LE QUOTIDIEN : Quel regard portez-vous sur le projet d’inscription du paracétamol au répertoire générique ?
CHRISTIAN LAJOUX : Les enjeux de l’inscription du paracétamol au répertoire sont extrêmement lourds. Le Doliprane est vendu à 1,95 euro la boîte en officine, et sort de nos usines à 86 centimes. Ce qui signifie qu’on a très peu de flexibilité sur le prix, même si la baisse de prix fait l’objet d’une discussion avec le CEPS [comité économique des produits de santé]. Nous sommes d’accord avec le principe d’une baisse qui nous alignerait sur le prix des génériques. Au passage, le Doliprane a déjà baissé son prix de 30 % depuis 10 ans !
Quand l’assurance-maladie affirme que le Doliprane lui coûte cher, ce n’est pas sérieux. Il vaut mieux que les patients prennent des médicaments efficaces et pas chers plutôt que des produits plus chers et avec effets secondaires. Cette volonté d’inscription au répertoire est une démarche idéologique. Elle ne fera pas gagner d’argent à l’assurance-maladie, n’apportera rien au patient, mais va mettre en péril les emplois de Sanofi sur le territoire.
Dans quelles proportions ?
Sanofi vend 250 millions de boîtes de Doliprane chaque année, ce qui représente environ 40 % du marché. Dès l’instant où il y a ouverture du répertoire, il y a substitution à 80 %... Et 80 % de 250 millions de boîtes, ça coûtera à Sanofi entre 160 et 180 millions d’euros sur les 3 prochaines années. Cela met en danger 600 emplois sur nos trois sites qui produisent le Doliprane : Lisieux, entièrement consacré à sa production, Compiègne qui se consacre à 20 % au Doliprane, et Amilly qui est notre site de distribution.
Si la décision était prise, quelles seraient les conséquences concrètes ?
Cela entraînerait de facto la délocalisation de la production de Doliprane vers un de nos sites hors de nos frontières. Il faut mettre les pouvoirs publics devant leurs responsabilités : à coût de Doliprane équivalent, veulent-ils créer de l’emploi en France ou en Inde ? S’il n’y a plus de production sur le site de Lisieux, si on perd 20 % de production sur celui de Compiègne et s’il n’y a plus rien ou presque à distribuer sur Amilly, il y aura mécaniquement des pertes d’emplois.
Quelles sont vos solutions ? Sanofi a proposé un déremboursement du paracétamol...
Oui. Plutôt que de jouer avec les équilibres économiques d’une entreprise, on pourrait réfléchir à la possibilité de commercialiser le paracétamol dans le cadre d’une automédication maîtrisée. Nous avons fait cette suggestion au ministère de la Santé.
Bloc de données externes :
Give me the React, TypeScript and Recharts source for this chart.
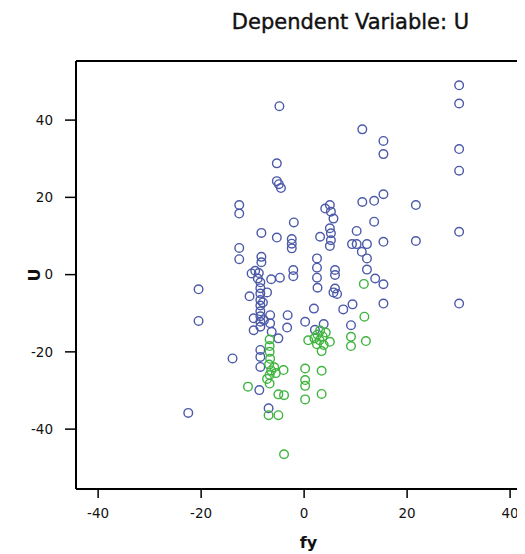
import { ScatterChart, Scatter, XAxis, YAxis, Label, ReferenceLine } from "recharts";

// [fy, U] pairs
const bluePoints: [number, number][] = [
  [-4.8, 43.6], [-5.3, 28.8], [-5.3, 24.2], [-4.9, 23.4], [-4.5, 22.4],
  [-12.6, 18.0], [-12.6, 15.8], [-8.3, 10.8], [-5.3, 9.6], [-2.0, 13.5],
  [-2.4, 9.2], [-2.4, 8.0], [-2.4, 6.8], [-12.6, 6.9], [-12.6, 4.0],
  [-8.3, 4.6], [-8.3, 3.2], [-10.2, 0.3], [-9.5, 1.0], [-8.8, 0.4],
  [-6.4, -1.2], [-4.7, -0.8], [-2.1, 1.2], [-2.1, -0.4],
  [2.5, 4.2], [2.5, 1.8], [2.5, -0.8], [2.6, -3.4], [3.1, 9.8],
  [4.1, 17.1], [5.0, 18.0], [5.2, 16.3], [5.7, 14.5], [5.0, 12.0],
  [5.2, 10.7], [5.2, 8.9], [5.0, 7.4], [9.3, 7.9], [10.2, 7.9],
  [12.2, 7.9], [15.4, 8.5], [10.2, 11.3], [13.6, 13.7], [11.3, 18.8],
  [13.6, 19.1], [15.4, 20.8], [11.2, 5.9], [12.2, 4.2], [12.2, 1.3],
  [6.0, 1.2], [6.0, -0.1], [13.8, -1.0], [15.4, -2.5], [15.4, -7.5],
  [6.0, -3.6], [5.7, -4.6], [6.4, -5.0], [9.4, -7.7], [7.6, -9.0],
  [1.9, -8.8], [-3.2, -10.5], [-3.3, -13.7], [0.2, -12.2], [2.1, -14.3],
  [3.8, -12.8], [9.1, -13.1],
  [30.1, 49.0], [30.1, 44.3], [30.1, 32.5], [30.1, 26.9], [30.1, 11.1], [30.1, -7.5],
  [11.3, 37.6], [15.4, 34.6], [15.4, 31.2], [21.7, 18.0], [21.7, 8.7],
  [-20.5, -3.8], [-20.5, -12.0], [-13.9, -21.7], [-22.5, -35.8],
  [-8.7, -29.9], [-6.9, -34.6], [-10.6, -5.6], [-9.8, -11.3], [-9.8, -14.4],
  [-8.5, -2.0], [-8.5, -3.5], [-8.5, -4.9], [-8.5, -6.6], [-8.5, -8.0],
  [-8.5, -9.5], [-8.5, -10.8], [-8.5, -12.2], [-8.5, -13.5], [-8.0, -7.2],
  [-7.8, -11.8], [-9.0, -1.0], [-7.2, -4.6],
  [-6.6, -10.5], [-6.6, -12.6], [-6.3, -14.8], [-5.0, -16.5],
  [-8.5, -19.5], [-8.5, -21.3], [-8.5, -23.9],
];

const greenPoints: [number, number][] = [
  [11.6, -2.4], [11.7, -10.9], [9.1, -16.1], [9.1, -18.5], [12.0, -17.2],
  [3.1, -14.5], [2.6, -15.5], [3.6, -16.0], [3.0, -17.0], [2.5, -18.0],
  [3.8, -18.2], [3.4, -19.8], [0.8, -17.0], [5.0, -17.4], [4.2, -15.0],
  [2.0, -16.5], [0.2, -24.3], [3.4, -24.9], [0.2, -27.3], [0.2, -28.8],
  [0.2, -32.3], [3.4, -30.9], [-4.0, -24.7], [-3.9, -31.2], [-3.9, -46.5],
  [-5.0, -36.4], [-6.9, -36.4], [-10.9, -29.0], [-5.0, -31.0],
  [-6.7, -16.8], [-6.7, -18.5], [-6.7, -20.0], [-6.6, -21.8], [-6.8, -23.3],
  [-6.4, -24.8], [-5.8, -24.0], [-6.7, -26.0], [-6.7, -28.2], [-7.2, -27.0],
  [-5.5, -25.5],
];

const xTicks = [-40, -20, 0, 20, 40];
const yTicks = [-40, -20, 0, 20, 40];
const xDomain = [-44.3, 46];
const yDomain = [-55.5, 55.3];

const blueData = bluePoints.map(([fy, U]) => ({ fy, U }));
const greenData = greenPoints.map(([fy, U]) => ({ fy, U }));

const FONT = "'DejaVu Sans', sans-serif";

const ring = (color: string) => (props: any) => (
  <circle cx={props.cx} cy={props.cy} r={4.3} fill="none" stroke={color} strokeWidth={1.4} />
);

export default function App() {
  return (
    <div style={{ position: "relative", width: 517, height: 546, overflow: "hidden", background: "#fff" }}>
      <div
        style={{
          position: "absolute", left: 0, top: 2, width: 685, textAlign: "center",
          fontFamily: FONT, fontSize: 21, color: "#111", WebkitTextStroke: "0.4px #111",
        }}
      >
        Dependent Variable: U
      </div>
      <ScatterChart width={560} height={546} margin={{ top: 53, right: 27, bottom: 25, left: 8 }}>
        <XAxis
          type="number"
          dataKey="fy"
          domain={xDomain}
          allowDataOverflow
          ticks={xTicks}
          height={40}
          tickSize={9}
          tickMargin={10}
          axisLine={{ stroke: "#000", strokeWidth: 2 }}
          tickLine={{ stroke: "#000", strokeWidth: 1.5 }}
          tick={{ fill: "#111", fontSize: 13.5, fontFamily: FONT }}
        >
          <Label value="fy" position="bottom" offset={8} style={{ fontFamily: FONT, fontSize: 16, fontWeight: "bold", fill: "#111" }} />
        </XAxis>
        <YAxis
          type="number"
          dataKey="U"
          domain={yDomain}
          allowDataOverflow
          ticks={yTicks}
          width={60}
          tickSize={11}
          tickMargin={12}
          axisLine={{ stroke: "#000", strokeWidth: 2 }}
          tickLine={{ stroke: "#000", strokeWidth: 1.5 }}
          tick={{ fill: "#111", fontSize: 13.5, fontFamily: FONT }}
        >
          <Label value="U" angle={-90} position="insideLeft" offset={18} style={{ fontFamily: FONT, fontSize: 16, fontWeight: "bold", fill: "#111", textAnchor: "middle" }} />
        </YAxis>
        <ReferenceLine y={yDomain[1]} stroke="#000" strokeWidth={2} ifOverflow="visible" />
        <Scatter data={blueData} shape={ring("#4b59a8")} isAnimationActive={false} />
        <Scatter data={greenData} shape={ring("#3db43d")} isAnimationActive={false} />
      </ScatterChart>
    </div>
  );
}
Il ne s’agirait pas de dérembourser toutes les formes et toutes les indications du paracétamol. On pourrait maintenir le remboursement dans des pathologies lourdes comme l’arthrose, et dérembourser des modes de consommation plus courants. Il y a là la possibilité pour l’assurance-maladie d’économiser 300 à 400 millions d’euros dans le cadre d’une automédication maîtrisée.
Qu’avez-vous fait valoir à l’Agence nationale de sécurité du médicament ?
Outre les enjeux en matière d’emploi, nous avons attiré son attention sur le fait qu’il n’y a aujourd’hui ni uniformité, ni cohérence entre les différentes présentations du paracétamol. Il serait donc difficile d’envisager une équivalence entre ces formes commerciales. Or, l’ouverture au répertoire implique qu’il y ait une forte bioéquivalence entre les différents produits. Cela fait des mois que nous sensibilisons l’ANSM sur ce point. Avant d’ouvrir le répertoire, il faudrait mettre un peu d’ordre dans la présentation et dans le suivi de pharmacovigilance des différentes formes de paracétamol.
Êtes-vous optimiste sur l’issue ?
Dès l’instant où nous sommes dans l’idéologie, je crains que la raison ait du mal à l’emporter. Pourtant, j’ai entendu les plus hauts dirigeants de ce pays affirmer que la priorité actuelle était l’emploi. Ne nous enfermons pas dans une logique "théologique" du générique à tout prix.